# Direction
Drop every picture. Then return, exactly, the lines from the beginning of the listing below through the one containing "plt.rcParams['font.family'] = ['Liberation".

# Material provided
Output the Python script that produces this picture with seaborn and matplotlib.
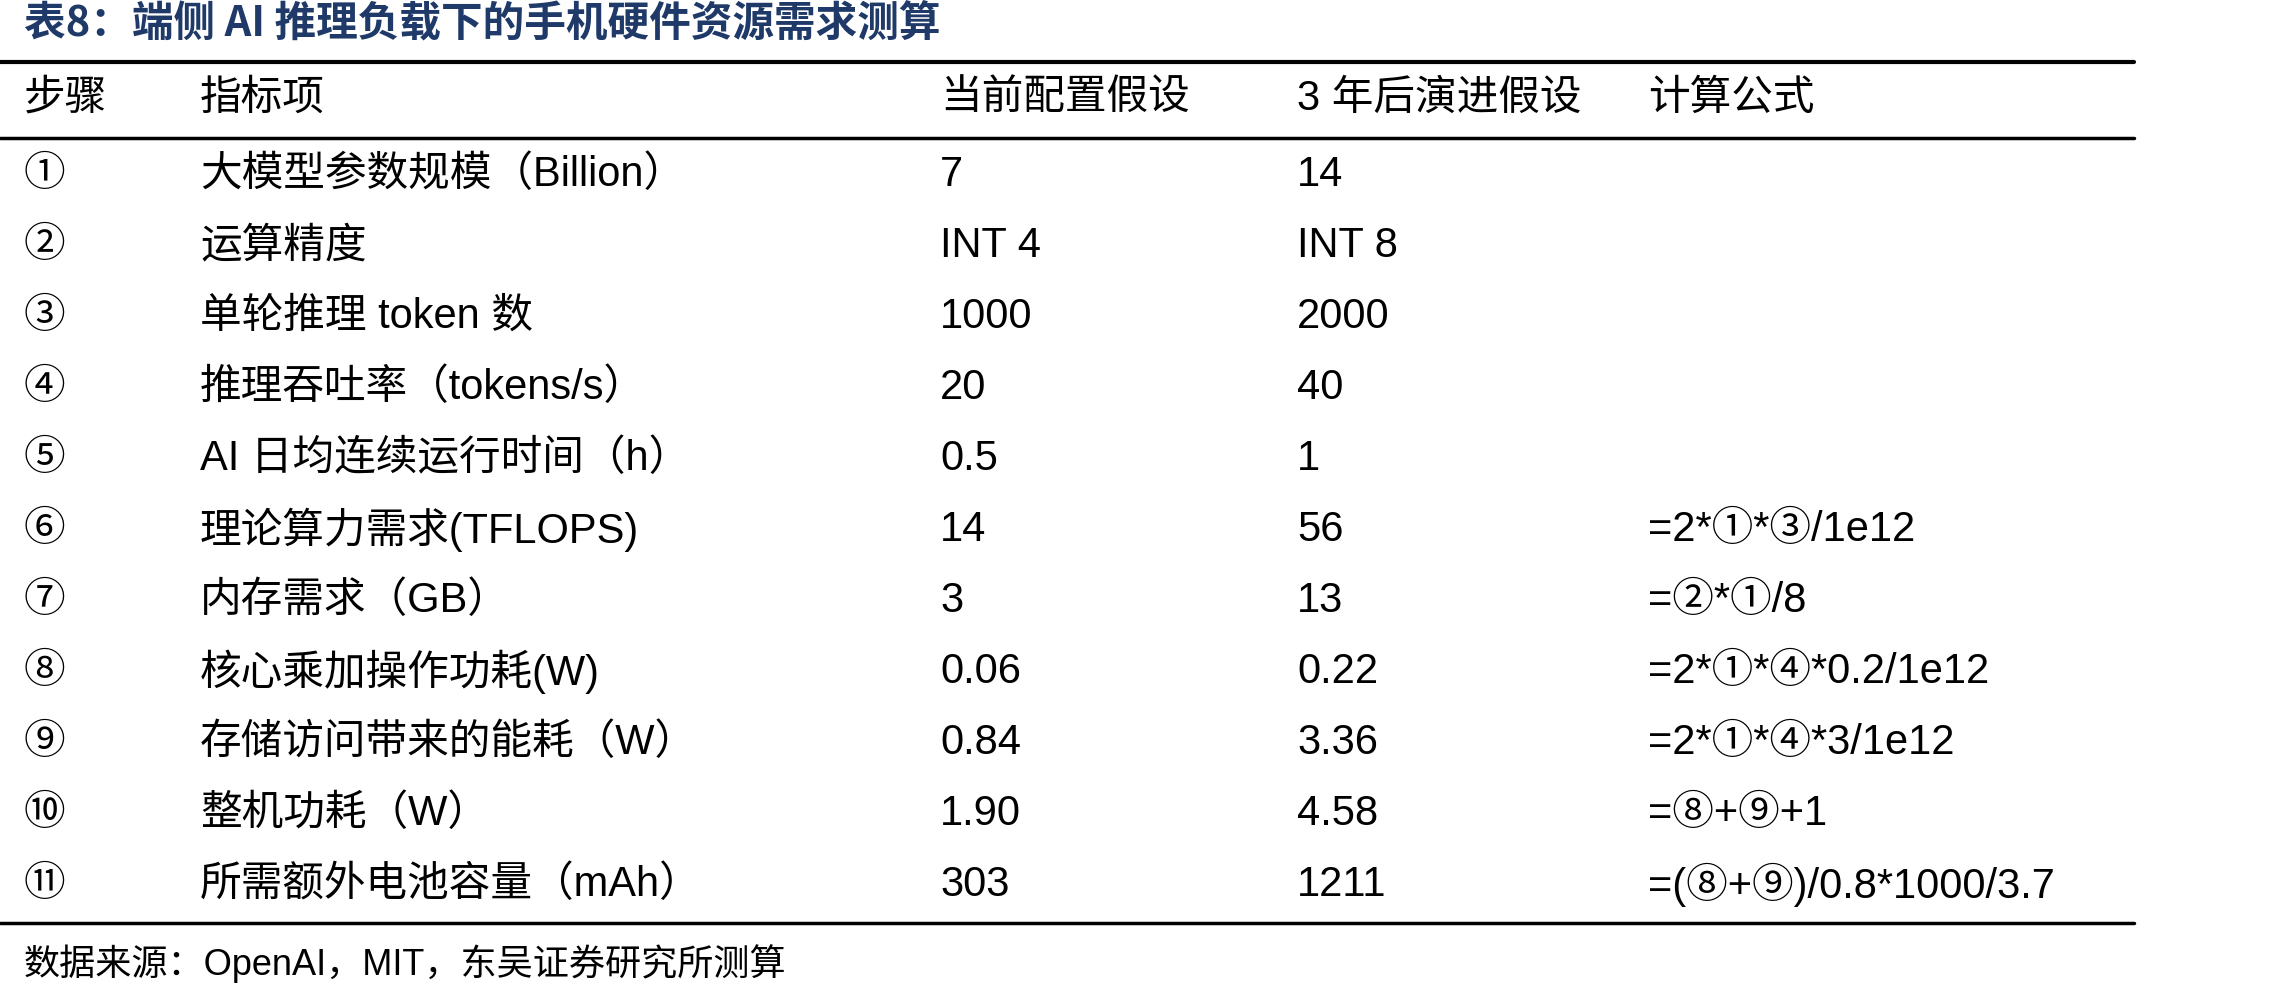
import matplotlib
matplotlib.use("Agg")
import matplotlib.pyplot as plt
import seaborn as sns

sns.set_theme(style="white")
plt.rcParams['font.family'] = ['Liberation Sans', 'Noto Sans CJK SC', 'DejaVu Sans']

title = "表8：端侧 AI 推理负载下的手机硬件资源需求测算"
headers = ["步骤", "指标项", "当前配置假设", "3 年后演进假设", "计算公式"]
steps = ["①", "②", "③", "④", "⑤", "⑥", "⑦", "⑧", "⑨", "⑩", "⑪"]
items = ["大模型参数规模（Billion）", "运算精度", "单轮推理 token 数", "推理吞吐率（tokens/s）",
         "AI 日均连续运行时间（h）", "理论算力需求(TFLOPS)", "内存需求（GB）", "核心乘加操作功耗(W)",
         "存储访问带来的能耗（W）", "整机功耗（W）", "所需额外电池容量（mAh）"]
current = ["7", "INT 4", "1000", "20", "0.5", "14", "3", "0.06", "0.84", "1.90", "303"]
future = ["14", "INT 8", "2000", "40", "1", "56", "13", "0.22", "3.36", "4.58", "1211"]
formula = ["", "", "", "", "", "=2*①*③/1e12", "=②*①/8", "=2*①*④*0.2/1e12",
           "=2*①*④*3/1e12", "=⑧+⑨+1", "=(⑧+⑨)/0.8*1000/3.7"]
source = "数据来源：OpenAI，MIT，东吴证券研究所测算"

fig = plt.figure(figsize=(22.8, 9.95), dpi=100)
ax = fig.add_axes([0, 0, 1, 1])
ax.set_xlim(0, 2280)
ax.set_ylim(995, 0)
ax.axis("off")

cols = [24, 200, 940, 1297, 1648]
fs = 30
ax.text(24, 24, title, fontsize=30, fontweight="bold", color="#1F3A68",
        va="center", family=['Noto Sans CJK SC', 'DejaVu Sans'])
ax.plot([0, 2134], [63, 63], color="black", lw=3)
ax.plot([0, 2134], [139, 139], color="black", lw=2.5)
ax.plot([0, 2134], [924, 924], color="black", lw=2.5)
for x, h in zip(cols, headers):
    ax.text(x, 99, h, fontsize=fs, va="center", color="black")
y0, dy = 175, 71
for i in range(len(steps)):
    y = y0 + i * dy
    for x, v in zip(cols, [steps[i], items[i], current[i], future[i], formula[i]]):
        ax.text(x, y, v, fontsize=fs, va="center", color="black")
ax.text(24, 964, source, fontsize=26, va="center", color="black")
fig.savefig("out.png", dpi=100)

# Result
Output the Python script that produces this picture with seaborn and matplotlib.
import matplotlib
matplotlib.use("Agg")
import matplotlib.pyplot as plt
import seaborn as sns

sns.set_theme(style="white")
plt.rcParams['font.family'] = ['Liberation Sans', 'Noto Sans CJK SC', 'DejaVu Sans']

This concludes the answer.